Back to Svoboda: she notes too a classic study in which participants favored beliefs that justified their earlier actions. If adopting a belief implies that I have acted in ways that were unwise, unjust, or even embarrassing, the psychic cost of the new belief becomes all the greater. Think here of cult members who would rather cling to irrational beliefs than admit that they had made extraordinary sacrifices on false premises.
There’s more to be said on the topic than what Svoboda summarizes. Different camps also appeal to different authorities (the philosopher of science Paul Feyerabend examined how this functions in competing scientific schools of thought) and regard each other’s sources of information with suspicion. We differ, in other words, not only over the right interpretation of the facts, but over what is factual and where facts come from. Different audiences will hear the same information differently. Cognitive scientists Mercier and Sperber have dubbed this error of inductive reasoning as myside bias. “Presented with someone else’s argument, we’re quite adept at spotting the weaknesses. Almost invariably, the positions we’re blind about are our own.” Social scientists (the seminal work of Amos Tversky and Daniel Kahneman is much in the news lately, due to Michael Lewis’ recent book) have also documented dozens of ways in which psychological quirks lead to false beliefs and ill informed behavior.
For all these reasons, altering our convictions is not a simple process. Seeking to alter the beliefs of others is even more difficult. So how is it best approached?
Boting Zhang, a Seattle-based author and the creator of Between Americans, is documenting how relationships between Trump and Clinton supporters are changing in the months after the election. Based on participants’ conversations, Zhang advises approaching challenging conversations with the assumption that you won’t change the other person’s views. Instead, first seek to listen deeply, and to care about the person you’re engaging with. To those ground rules Svoboda add three additional recommendations for building bridges while discussing potentially divisive topics.
- Learn about your conversation partner. “Talk to them about their early years, or about the biggest personal challenge they’ve faced,” Svoboda recommends. “Their answers may give you unexpected insight into why they behave as they do.”
- Ask open-ended questions. When approaching controversial subjects, avoid being confrontational with your questions. Frame the question neutrally, for example, “How did you feel about the recent executive order?”

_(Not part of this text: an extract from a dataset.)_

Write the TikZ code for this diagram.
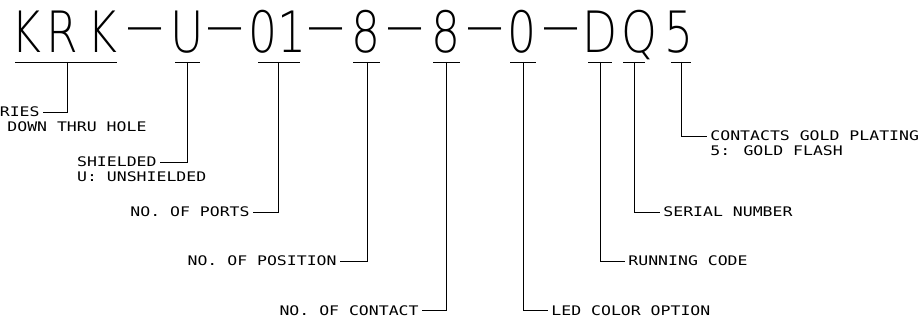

- Cut out contempt. Contempt can be signaled through language and behavior, such as eye-rolling, personal insults, sneering, stonewalling, and biting sarcasm. Psychologist John Gottman has identified this argumentative style as devastating to close relationships, even citing it as the top predictor of divorce. “It conveys [the] message: ‘You, your thoughts, and your views are utterly beneath me.'”
Of course, the kind of persuasion that endures long-term, in Svoboda’s words, “isn’t a one-sided sales job.” Few listeners will grant an open mind unless they sense an open mind in their interlocutor. Transformative conversation is “a fertile exchange—one in which your own thinking may evolve in ways you hadn’t expected.”